Temptations – The Bible is clear that God does not tempt us (James 1:13), but God uses temptation to teach us about ourselves, about God, and that our dependence is to be on Him. “No temptation has overtaken you except what is common to mankind.” (1 Corinthians 10:13). Even Jesus was tempted. “Then Jesus was led by the Spirit into the wilderness to be tempted by the devil.” (Matthew 4:1) How much more you and me?

Temptations are all around us everyday. God strengthens our trust and obedience in Him as we learn to handle them in a God-honoring way. Thankfully, He always provides the strength in Christ to overcome temptations. “and God is faithful; he will not let you be tempted beyond what you can bear. But when you are tempted, he will also provide a way out so that you can endure it.” (1 Corinthians 10:13)

Trials – I’ve said many times, we are either in a trial, just coming out of a trial, or will soon be in a trial. I’m sure I heard someone else say that years ago, but I don’t remember who said it first. It certainly has proven true in my life. If it’s not our personal trial, it will be someone close to us. Some trials are bigger than others, but all are used of God for some divine purpose. “These have come so that your faith–of greater worth than gold, which perishes even though refined by fire–may be proved genuine and may result in praise, glory and honor when Jesus Christ is revealed.” (1 Peter 1:7)

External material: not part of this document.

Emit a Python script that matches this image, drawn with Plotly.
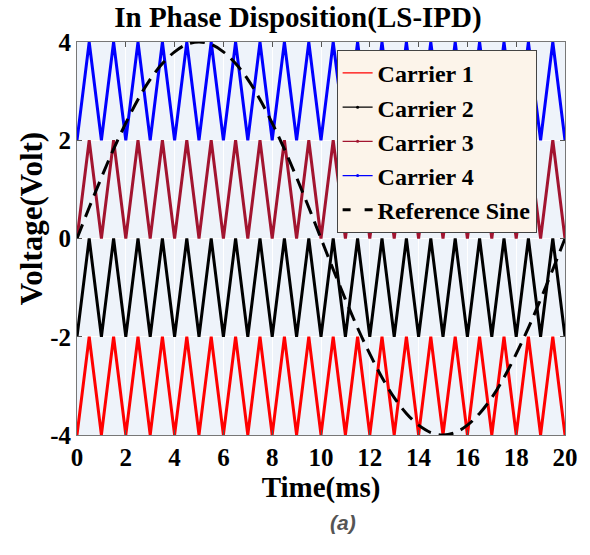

Learning to allow suffering to draw us closer to Christ, rather than further away takes faith and discipline. We learn to rest in His care, even when the circumstances around us scream at us to turn to worry and fear. During trials we remind ourselves of who we are in Christ and the future He has planned for us. We allow trials to produce in us the hope found only in knowing Christ personally. “Not only so, but we also glory in our sufferings, because we know that suffering produces perseverance; perseverance, character; and character, hope.” (Romans 5:3-4)

Do you want your faith to grow? Do you want to trust God more? Are you ready to have a hope that surpasses the darkness the world can bring? It may not always be a pleasant experience, there is some “weight-training” involved at times, but it will always be worth it.

How is God developing your spiritual muscles these days?

I’m not saying my list is exclusive. How else does God develop us spiritually?